Euclid is a European mission, built and operated by ESA, with contributions from NASA. Selected by ESA in 2011, it was formally adopted into the agency's science program in 2012. The Euclid Consortium, consisting of more than 2,000 scientists from 300 institutes in 13 European countries, and the United States, Canada and Japan, provided the scientific instruments and analysis of scientific data.

To date, cosmological studies confirm that the universe is expanding at an accelerated rate, and one of Euclid's goals will be to understand what the nature and properties of dark energy, the source responsible for this acceleration and as yet unknown, are. Dark energy alone accounts for about 70 percent of the current energy content of the cosmos. Together with dark matter, which does not emit light but whose presence can be inferred through gravitational interaction with ordinary matter, dark energy controls the past, present and future evolution of the universe. Euclid's observations will thus explore how the universe has evolved over the past ten billion years, answering fundamental questions about how gravity works, the physics of the early universe, and the initial conditions from which the cosmic structures we observe today originated.

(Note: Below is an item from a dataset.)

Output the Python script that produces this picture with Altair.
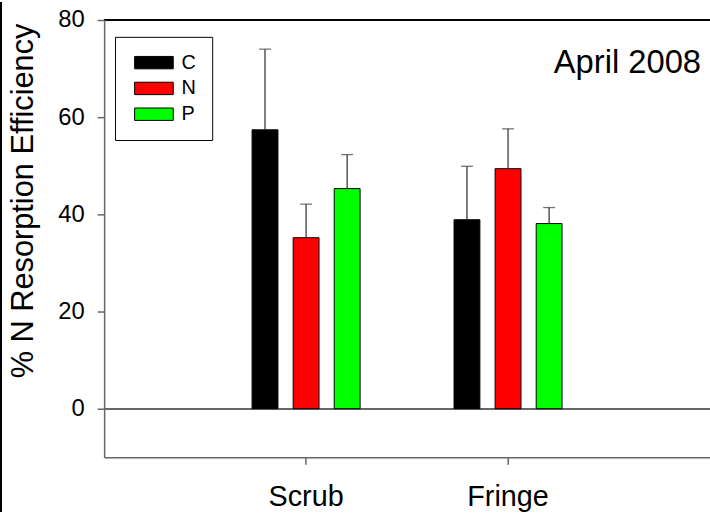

The Euclid satellite, which will be put into orbit on a Space X Falcon 9 rocket, consists of a 1.2-m diameter telescope and is equipped with two scientific instruments capable of making complementary observations: a 610-megapixel camera operating in the visible wavelengths (VIS - VISibile imager) and a near-infrared spectrometer and photometer (NISP - Near Infrared Spectrometer and Photometer). The two instruments will make it possible, respectively, to measure with high precision the distribution of both ordinary and dark matter, testing the equations governing the evolution of the universe and the effects of gravity on a very large scale. These measurements will also have a great impact on particle physics, particularly in understanding one of the most elusive particles in the universe, the neutrino.